Once in power, the Nazis proved themselves to be dependable stooges of finance capital. The combination of National Socialism and anti-Semitism with the criticism of capitalism, which was especially pronounced in the Strasser faction of the party, was directed above all against the influence of Marxism and its international, socialist perspective on the workers movement.

The Marxist answer to the global crisis of capitalism bases itself on the international working class. “The international working class is the social force that objectively constitutes the mass base for world socialist revolution, which signifies an end to the nation-state system as a whole and the establishment of a global economy based on equality and scientific planning,” as the statement “Socialism and the Fight Against War” of the International Committee of the Fourth International explains. “Imperialism seeks to save the capitalist order through war. The working class seeks to resolve the global crisis through social revolution.”

Wagenknecht completely rejects this perspective. This is no misunderstanding. She and the Left Party speak for sections of the state apparatus, the union bureaucracy and wealthy layers of the middle classes, who fear a social movement from below much more than the rise of the right wing.
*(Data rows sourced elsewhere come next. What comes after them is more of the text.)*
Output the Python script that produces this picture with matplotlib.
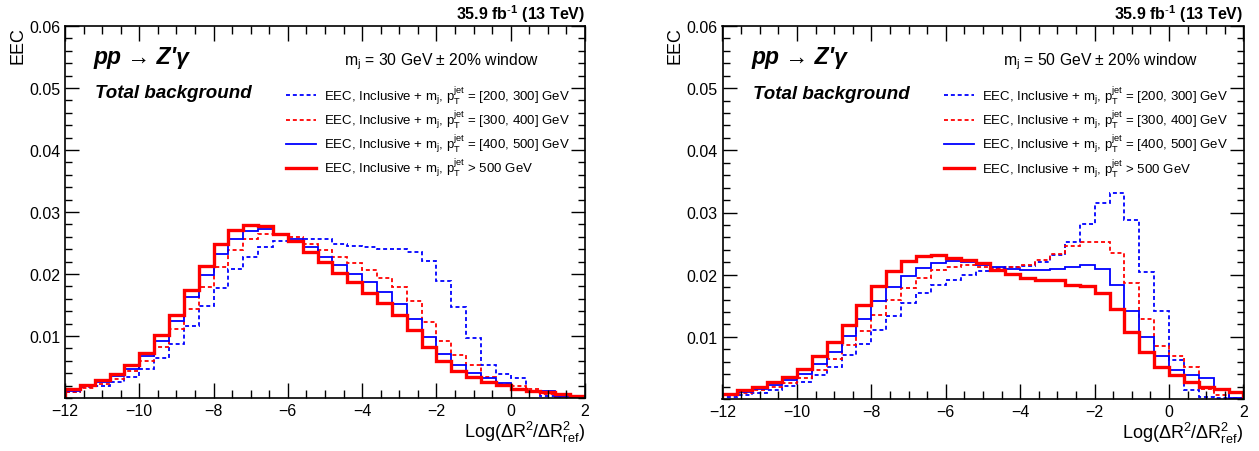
import numpy as np
import matplotlib
matplotlib.use("Agg")
import matplotlib.pyplot as plt

plt.rcParams["font.family"] = ["Liberation Sans", "DejaVu Sans"]
plt.rcParams["mathtext.fontset"] = "custom"
plt.rcParams["mathtext.rm"] = "Liberation Sans"
plt.rcParams["mathtext.it"] = "Liberation Sans:italic"
plt.rcParams["mathtext.bf"] = "Liberation Sans:bold"

# 35 bins of width 0.4 between -12 and 2
edges = np.linspace(-12, 2, 36)

# left panel: m_j = 30 GeV
left_200_300 = [0.0010, 0.0018, 0.0019, 0.0026, 0.0034, 0.0047, 0.0064, 0.0087, 0.0116, 0.0148,
                0.0178, 0.0208, 0.0228, 0.0244, 0.0253, 0.0253, 0.0257, 0.0257, 0.0249, 0.0245,
                0.0243, 0.0241, 0.0241, 0.0236, 0.0221, 0.0189, 0.0146, 0.0096, 0.0054, 0.0038,
                0.0032, 0.0012, 0.0003, 0.0002, 0.0002]
left_300_400 = [0.0010, 0.0016, 0.0022, 0.0031, 0.0043, 0.0059, 0.0082, 0.0111, 0.0144, 0.0179,
                0.0212, 0.0239, 0.0256, 0.0264, 0.0264, 0.0259, 0.0249, 0.0239, 0.0228, 0.0217,
                0.0207, 0.0194, 0.0179, 0.0156, 0.0123, 0.0092, 0.0070, 0.0054, 0.0034, 0.0022,
                0.0019, 0.0014, 0.0006, 0.0002, 0.0001]
left_400_500 = [0.0012, 0.0019, 0.0026, 0.0035, 0.0047, 0.0068, 0.0092, 0.0124, 0.0163, 0.0199,
                0.0232, 0.0257, 0.0270, 0.0272, 0.0264, 0.0256, 0.0243, 0.0228, 0.0214, 0.0200,
                0.0187, 0.0171, 0.0152, 0.0128, 0.0099, 0.0071, 0.0054, 0.0040, 0.0032, 0.0024,
                0.0015, 0.0011, 0.0011, 0.0003, 0.0002]
left_500 = [0.0015, 0.0021, 0.0029, 0.0039, 0.0054, 0.0073, 0.0101, 0.0134, 0.0175, 0.0213,
            0.0248, 0.0271, 0.0279, 0.0278, 0.0265, 0.0253, 0.0236, 0.0220, 0.0202, 0.0187,
            0.0170, 0.0154, 0.0134, 0.0109, 0.0083, 0.0059, 0.0044, 0.0034, 0.0026, 0.0021,
            0.0015, 0.0011, 0.0009, 0.0006, 0.0004]

# right panel: m_j = 50 GeV
right_200_300 = [0.0003, 0.0007, 0.0010, 0.0015, 0.0021, 0.0028, 0.0038, 0.0051, 0.0070, 0.0089,
                 0.0111, 0.0134, 0.0154, 0.0171, 0.0184, 0.0192, 0.0200, 0.0206, 0.0211, 0.0213,
                 0.0214, 0.0220, 0.0232, 0.0253, 0.0281, 0.0316, 0.0331, 0.0288, 0.0205, 0.0142,
                 0.0063, 0.0014, 0.0003, 0.0001, 0.0000]
right_300_400 = [0.0006, 0.0010, 0.0014, 0.0019, 0.0026, 0.0034, 0.0047, 0.0064, 0.0087, 0.0110,
                 0.0135, 0.0159, 0.0179, 0.0195, 0.0208, 0.0213, 0.0216, 0.0213, 0.0211, 0.0213,
                 0.0215, 0.0223, 0.0234, 0.0246, 0.0252, 0.0252, 0.0235, 0.0186, 0.0128, 0.0086,
                 0.0069, 0.0051, 0.0016, 0.0006, 0.0001]
right_400_500 = [0.0007, 0.0012, 0.0016, 0.0022, 0.0031, 0.0041, 0.0056, 0.0076, 0.0102, 0.0129,
                 0.0157, 0.0180, 0.0198, 0.0211, 0.0218, 0.0222, 0.0220, 0.0216, 0.0213, 0.0209,
                 0.0208, 0.0207, 0.0209, 0.0213, 0.0216, 0.0209, 0.0184, 0.0141, 0.0099, 0.0069,
                 0.0047, 0.0038, 0.0034, 0.0014, 0.0001]
right_500 = [0.0008, 0.0014, 0.0019, 0.0027, 0.0035, 0.0048, 0.0069, 0.0091, 0.0119, 0.0152,
             0.0182, 0.0206, 0.0222, 0.0230, 0.0231, 0.0227, 0.0224, 0.0219, 0.0208, 0.0201,
             0.0195, 0.0192, 0.0191, 0.0184, 0.0182, 0.0171, 0.0144, 0.0107, 0.0075, 0.0051,
             0.0039, 0.0027, 0.0019, 0.0016, 0.0011]

labels = [
    r"EEC, Inclusive + m$_{\mathrm{j}}$, p$_{\mathrm{T}}^{\mathrm{jet}}$ = [200, 300] GeV",
    r"EEC, Inclusive + m$_{\mathrm{j}}$, p$_{\mathrm{T}}^{\mathrm{jet}}$ = [300, 400] GeV",
    r"EEC, Inclusive + m$_{\mathrm{j}}$, p$_{\mathrm{T}}^{\mathrm{jet}}$ = [400, 500] GeV",
    r"EEC, Inclusive + m$_{\mathrm{j}}$, p$_{\mathrm{T}}^{\mathrm{jet}}$ > 500 GeV",
]
styles = [
    dict(color="#0000ff", lw=1.3, ls=(0, (2.2, 1.6))),
    dict(color="#ff0000", lw=1.3, ls=(0, (2.2, 1.6))),
    dict(color="#0000ff", lw=1.3, ls="-"),
    dict(color="#ff0000", lw=2.4, ls="-"),
]
mass_windows = ["30", "50"]


def draw_panel(ax, series, mass):
    for vals, st, lab in zip(series, styles, labels):
        ax.stairs(vals, edges, label=lab, **st)

    ax.set_xlim(-12, 2)
    ax.set_ylim(0, 0.06)
    ax.set_xticks([-12, -10, -8, -6, -4, -2, 0, 2])
    ax.set_xticklabels(["\u221212", "\u221210", "\u22128", "\u22126", "\u22124", "\u22122", "0", "2"])
    ax.set_xticks(np.arange(-12, 2.01, 0.5), minor=True)
    ax.set_yticks([0.01, 0.02, 0.03, 0.04, 0.05, 0.06])
    ax.set_yticklabels(["0.01", "0.02", "0.03", "0.04", "0.05", "0.06"])
    ax.set_yticks(np.arange(0, 0.0601, 0.002), minor=True)
    ax.tick_params(which="both", direction="in", top=True, right=True, labelsize=11.5, width=1.0)
    ax.tick_params(which="major", length=11)
    ax.tick_params(which="minor", length=6)
    ax.tick_params(axis="y", which="major", length=10)
    ax.tick_params(axis="y", which="minor", length=5)
    for sp in ax.spines.values():
        sp.set_linewidth(1.2)

    ax.set_ylabel("EEC", loc="top", fontsize=13, labelpad=2)
    ax.set_xlabel(r"Log($\Delta$R$^{2}$/$\Delta$R$^{2}_{\mathrm{ref}}$)", loc="right", fontsize=13, labelpad=1)
    ax.set_title("35.9 fb$^{\\mathbf{\\text{-}1}}$ (13 TeV)", loc="right", fontsize=11.5, fontweight="bold", pad=5)

    ax.text(0.055, 0.917, "pp \u2192 Z'\u03b3", transform=ax.transAxes,
            fontsize=16.5, fontweight="bold", style="italic", va="center")
    ax.text(0.058, 0.82, "Total background", transform=ax.transAxes,
            fontsize=13.5, fontweight="bold", style="italic", va="center")
    ax.text(0.725, 0.906, "m$_{\\mathrm{j}}$ = " + mass + " GeV \u00b1 20% window", transform=ax.transAxes,
            fontsize=11.3, ha="center", va="center")

    ax.legend(loc="upper left", bbox_to_anchor=(0.415, 0.857), frameon=False, fontsize=9.5,
              handlelength=2.3, handletextpad=0.6, labelspacing=0.15, borderaxespad=0)


fig = plt.figure(figsize=(12.59, 4.52), dpi=100)
ax1 = fig.add_axes([65 / 1259, 53 / 452, 520 / 1259, 372 / 452])
ax2 = fig.add_axes([722.5 / 1259, 52 / 452, 521 / 1259, 373 / 452])

draw_panel(ax1, [left_200_300, left_300_400, left_400_500, left_500], mass_windows[0])
draw_panel(ax2, [right_200_300, right_300_400, right_400_500, right_500], mass_windows[1])

fig.savefig("out.png", dpi=100)
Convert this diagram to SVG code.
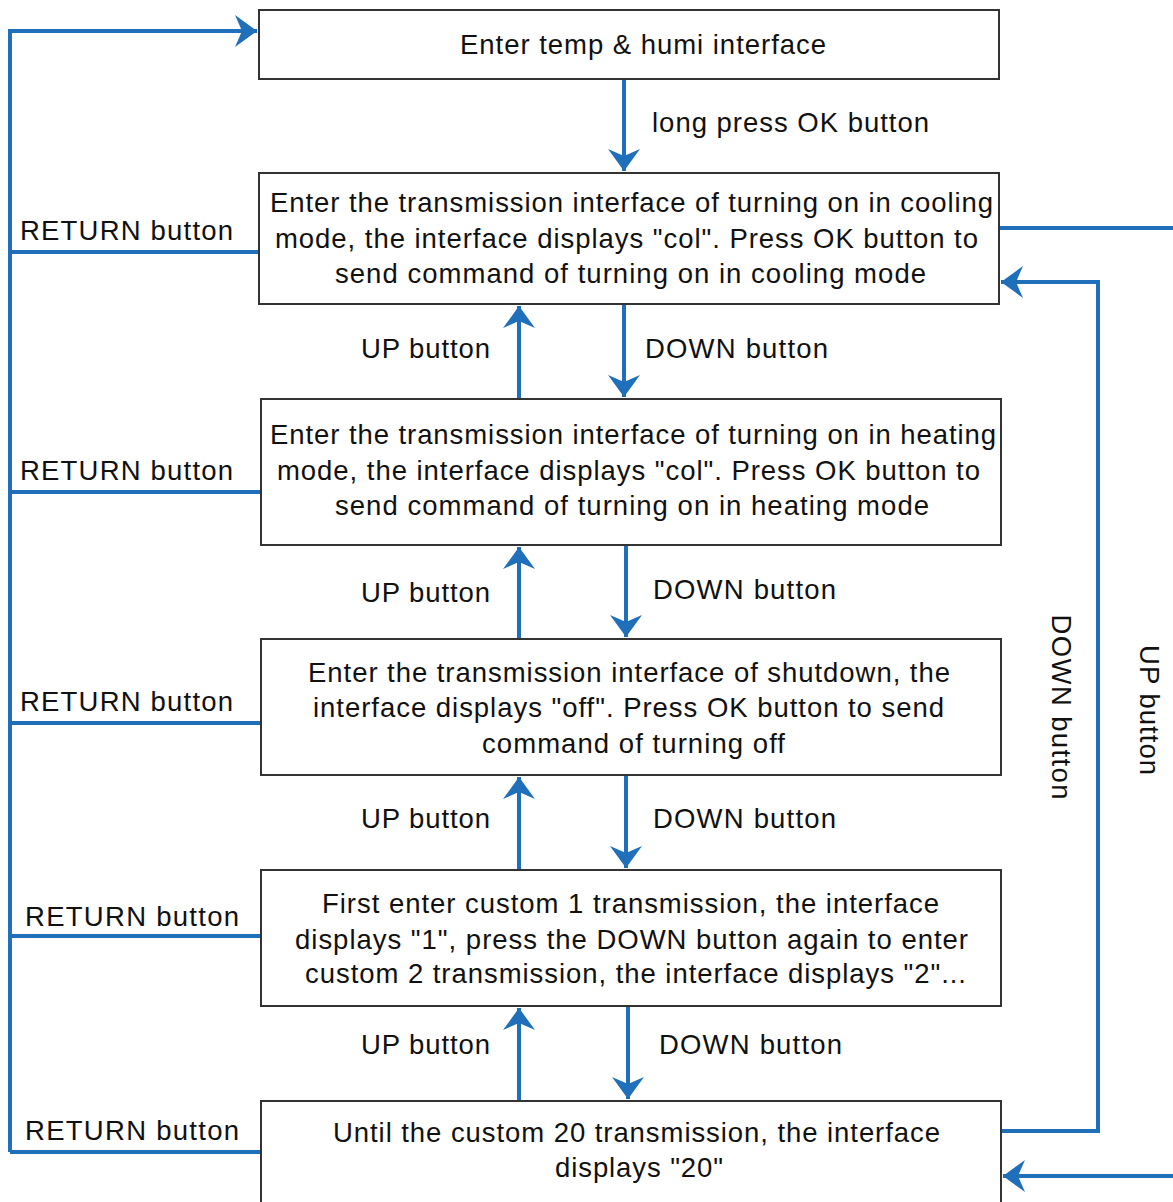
<svg xmlns="http://www.w3.org/2000/svg" width="1173" height="1202" viewBox="0 0 1173 1202">
<style>
.box{fill:#fff;stroke:#333;stroke-width:2}
.t{font-family:"Liberation Sans",Arial,sans-serif;font-size:27.5px;fill:#111}
.c{text-anchor:middle}
.ln{fill:none;stroke:#1f6fba;stroke-width:4;stroke-linejoin:miter}
</style>
<defs>
<marker id="ah" markerUnits="userSpaceOnUse" viewBox="-24 -17 26 34" refX="0" refY="0" markerWidth="26" markerHeight="34" orient="auto">
<path d="M0,0 L-22,-16 L-15,0 L-22,16 Z" fill="#1f6fba"/>
</marker>
</defs>
<rect width="1173" height="1202" fill="#fff"/>
<g id="connectors">
<polyline class="ln" points="10,1152 10,31 257,31" marker-end="url(#ah)"/>
<line class="ln" x1="259" y1="252" x2="10" y2="252"/>
<line class="ln" x1="261" y1="492" x2="10" y2="492"/>
<line class="ln" x1="261" y1="723" x2="10" y2="723"/>
<line class="ln" x1="261" y1="936" x2="10" y2="936"/>
<line class="ln" x1="261" y1="1152" x2="10" y2="1152"/>
<polyline class="ln" points="999,228 1185,228 1185,1176 1003,1176" marker-end="url(#ah)"/>
<polyline class="ln" points="1001,1131 1098,1131 1098,282 1001,282" marker-end="url(#ah)"/>
<line class="ln" x1="624" y1="79" x2="624" y2="171" marker-end="url(#ah)"/>
<line class="ln" x1="519" y1="399" x2="519" y2="306" marker-end="url(#ah)"/>
<line class="ln" x1="624" y1="304" x2="624" y2="397" marker-end="url(#ah)"/>
<line class="ln" x1="519" y1="639" x2="519" y2="547" marker-end="url(#ah)"/>
<line class="ln" x1="626" y1="545" x2="626" y2="637" marker-end="url(#ah)"/>
<line class="ln" x1="519" y1="870" x2="519" y2="777" marker-end="url(#ah)"/>
<line class="ln" x1="626" y1="775" x2="626" y2="868" marker-end="url(#ah)"/>
<line class="ln" x1="519" y1="1101" x2="519" y2="1008" marker-end="url(#ah)"/>
<line class="ln" x1="628" y1="1006" x2="628" y2="1099" marker-end="url(#ah)"/>
</g>
<g id="labels">
<text class="t" x="652" y="132" textLength="277" lengthAdjust="spacing">long press OK button</text>
<text class="t" x="20" y="240" textLength="213" lengthAdjust="spacing">RETURN button</text>
<text class="t" x="20" y="480" textLength="213" lengthAdjust="spacing">RETURN button</text>
<text class="t" x="20" y="711" textLength="213" lengthAdjust="spacing">RETURN button</text>
<text class="t" x="25" y="926" textLength="214" lengthAdjust="spacing">RETURN button</text>
<text class="t" x="25" y="1140" textLength="214" lengthAdjust="spacing">RETURN button</text>
<text class="t" x="361" y="358" textLength="129" lengthAdjust="spacing">UP button</text>
<text class="t" x="361" y="602" textLength="129" lengthAdjust="spacing">UP button</text>
<text class="t" x="361" y="828" textLength="129" lengthAdjust="spacing">UP button</text>
<text class="t" x="361" y="1054" textLength="129" lengthAdjust="spacing">UP button</text>
<text class="t" x="645" y="358" textLength="183" lengthAdjust="spacing">DOWN button</text>
<text class="t" x="653" y="599" textLength="183" lengthAdjust="spacing">DOWN button</text>
<text class="t" x="653" y="828" textLength="183" lengthAdjust="spacing">DOWN button</text>
<text class="t" x="659" y="1054" textLength="183" lengthAdjust="spacing">DOWN button</text>
<text class="t c" transform="translate(1052,707) rotate(90)" textLength="185" lengthAdjust="spacing">DOWN button</text>
<text class="t c" transform="translate(1140,710) rotate(90)" textLength="130" lengthAdjust="spacing">UP button</text>
</g>
<g id="n1">
<rect class="box" x="259" y="10" width="740" height="69"/>
<text class="t c" x="643" y="54" textLength="366" lengthAdjust="spacing">Enter temp &amp; humi interface</text>
</g>
<g id="n2">
<rect class="box" x="259" y="173" width="740" height="131"/>
<text class="t c" x="631.5" y="212" textLength="723" lengthAdjust="spacing">Enter the transmission interface of turning on in cooling</text>
<text class="t c" x="626.5" y="248" textLength="703" lengthAdjust="spacing">mode, the interface displays "col". Press OK button to</text>
<text class="t c" x="630.5" y="283" textLength="591" lengthAdjust="spacing">send command of turning on in cooling mode</text>
</g>
<g id="n3">
<rect class="box" x="261" y="399" width="740" height="146"/>
<text class="t c" x="633" y="444" textLength="726" lengthAdjust="spacing">Enter the transmission interface of turning on in heating</text>
<text class="t c" x="628.5" y="480" textLength="703" lengthAdjust="spacing">mode, the interface displays "col". Press OK button to</text>
<text class="t c" x="632" y="515" textLength="594" lengthAdjust="spacing">send command of turning on in heating mode</text>
</g>
<g id="n4">
<rect class="box" x="261" y="639" width="740" height="136"/>
<text class="t c" x="629" y="682" textLength="642" lengthAdjust="spacing">Enter the transmission interface of shutdown, the</text>
<text class="t c" x="628.5" y="717" textLength="631" lengthAdjust="spacing">interface displays "off". Press OK button to send</text>
<text class="t c" x="633.5" y="753" textLength="303" lengthAdjust="spacing">command of turning off</text>
</g>
<g id="n5">
<rect class="box" x="261" y="870" width="740" height="136"/>
<text class="t c" x="630.5" y="913" textLength="617" lengthAdjust="spacing">First enter custom 1 transmission, the interface</text>
<text class="t c" x="631.5" y="949" textLength="673" lengthAdjust="spacing">displays "1", press the DOWN button again to enter</text>
<text class="t c" x="635.5" y="983" textLength="661" lengthAdjust="spacing">custom 2 transmission, the interface displays "2"...</text>
</g>
<g id="n6">
<rect class="box" x="261" y="1101" width="740" height="120"/>
<text class="t c" x="636.5" y="1142" textLength="607" lengthAdjust="spacing">Until the custom 20 transmission, the interface</text>
<text class="t c" x="639" y="1177" textLength="168" lengthAdjust="spacing">displays "20"</text>
</g>
</svg>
Oskar Lafontaine, whom Wagenknecht is politically close to and whom she recently married, was a leading figure in the SPD and in government for 40 years. He saw it as the task of the SPD to defuse social conflicts and suppress open class struggle. He left the party because it was no longer in a position to play this role on account of the policies of Gerhard Schröder. Wagenknecht herself was the spokesperson of the Stalinist “Communist Platform” in the Party of Democratic Socialism (PDS) after the reunification of Germany, which justified the repression of the working class by the Stalinist regime of the GDR.

It is significant that in her most recent book she not only does not call herself a socialist, but makes no mention at all of social movements from below. Instead, she calls on the ruling elite to turn to nationalist policies in light of growing social tensions and the increasing militarisation of German foreign policy.

In this way, Wagenknecht is also preparing a place for herself in a right-wing government, if the social and political crisis in Germany intensifies. Gregor Gysi, her predecessor at the head of the Left Party parliamentary faction, has already called for a coalition with the CDU after the election success of the AfD. The Frankfurter Allgemeine Sonntagszeitung interviewed Wagenknecht about her new book in an article headlined: “If necessary, also with Brüderle.” Brüderle is a right-wing Free Democratic Party politician whom Wagenknecht praises in her book.

In the long run, however, given the similarity of perspective, nothing stands in the way of an alliance with the AfD itself. The reactionary implications of Wagenknecht’s demand for national and economic isolation should not be underestimated. Under conditions of globalisation, which brings together billions of people in the process of production and makes them dependent on one another, it would result in an enormous economic step backwards and a massive destruction of the productive forces. It would be bound up with the sharpening of international tensions and war.